Found Sound: Gang Colours

13.09.13 Words by: Aimee Cliff

Will Ozanne, aka Southampton/Botley-based producer and vocalist Gang Colours, makes sparse electronic music, and will release a new album called 'Invisible In Your City' next week. His 2010 debut EP, 'In Your Gut Like A Knife', is notable for its use of found sound – in this case, of a fight that broke out in Brighton used on the title track. Here, Ozanne explains a little more about the sample recording.

Hi, Gang Colours!
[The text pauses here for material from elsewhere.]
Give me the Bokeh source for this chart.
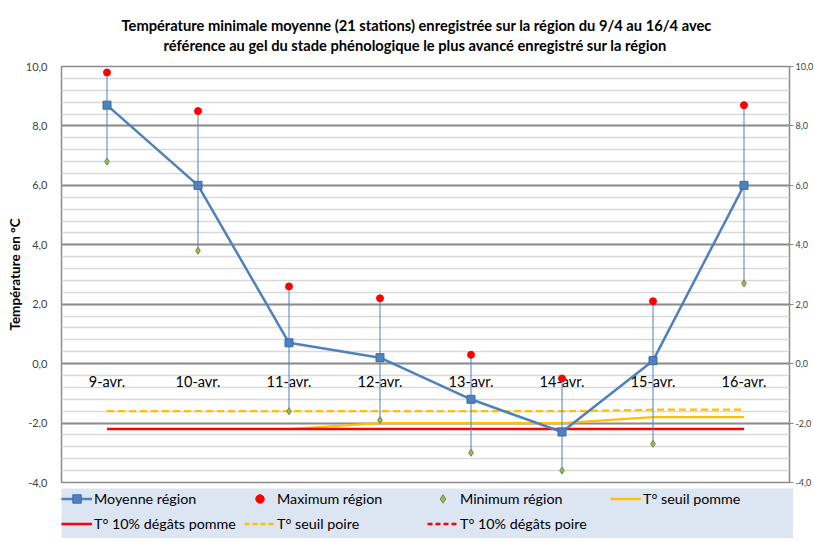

Tell us about this found sound.

Ozanne: "I was in Brighton a few years back, having a jolly with some friends, and a fight broke out in the distance.  So I whipped out my newly acquired dictaphone (which I sometimes refer to as my 'dyslexic dictaphone' as I got it for free when I was declared mildly dyslexic by my university; much love to the appropriate governing bodies for hooking up that system btw). 

"I was far enough from the event to not look like a member of the press begging for the latest scoop.  Though I was still worried that it wouldn't pick up any thing good from that distance, but the dictaphone tends to amplify even small signals on a recording, so I ended up with a moderately clear recording of this boozy scuffle, and with something that I deemed a very useable sample when listening back to it at home later on.

"It was one of my first recordings on that thing, and the first time I had chopped up one of my own field recordings for a track.  The track that I used it in turned out to be the title track from my debut EP 'In Your Gut Like A Knife'."

Did In Your Gut Like A Knife come from this sample, or was it added later? How did it evolve?

Ozanne: "I think I had already got most of the track done, but was still at the point where I had that nagging feeling that things were not yet quite complete.  It's a scary place to be, because you really don't know what to do next, but you know that there is always some form of solution around the corner.  So continuing to experiment aimlessly with the track was the decided action to take, and this involved getting my new recording on my dictaphone into Logic for a thorough chopping.

"After I had cut it up into a handful my favorite moments, I put it in my sampler, applied some effects to it and just tried to make it fit with the track somehow.  

"Making this sample fit with this track was probably quite a significant notch in my music making timeline. It was the first success I had with my own found sound and I loved how unique it made the track feel (even if it just felt that way to me).  I've continued to embrace this process in almost every track since."

You carry a dicataphone around with you a lot of the time to capture sounds – what are the most interesting ones you've recorded lately?

Ozanne: "If I'm being honest, I've not actually carried my dictaphone around with me for a while now.  Not only because it became a pocket space whore,  but it started to physically fall apart from all the adventures I had taken it on.  I've got a surprisingly good recorder on my phone now though, so I still capture some interesting moments when I feel the time is appropriate.  I like catching interesting authentic conversations between people, but interestingly enough, I don't end up using those recordings as samples really.  For example, I have this great recording I did a couple years back of James Blake and Mount Kimbie boys playing chess and candidly discussing killer chess moves in a hotel lobby waiting for breakfast to start after a show and a fair few shandies in Amsterdam.  It's an interesting and funny recording to listen to for sure,  but it's not necessarily entirely useful for sampling. It's more about trying to capture those moments, that weird and unpredictable sounds might occur, because they make for quirky percussive elements in a track, which are always welcome."

Whose use of found sound do you particularly admire?

Ozanne: "I could be the teachers pet right now and answer with someone academically recognizable like 'Delia Derbyshire'.  And while I've got love for Delia and her pioneering work,  I didn't grow up admiring her work as I wasn't aware of it until much later on in life, although her influence is no doubt present in the artists I'm a fan of now.  So I'll give a more modern example;  I like it when people use found sound and process it in such a way it all these seemingly random recordings sound perfect as one and almost unnoticeable as rough recordings in the final mix, but completely essential to the overall feel of the track.  I think Stimming is great at achieving this.  There's probably a load  of producers that do it great that I'm a fan of too, but he just popped into my head at this moment.  I also think Micachu uses the sounds she finds in an interesting way that seems to amplify the rough textures that you often get with a spontaneous recording on a dictaphone."

Brownswood will release 'Invisible In Your City' on 16th September 2013.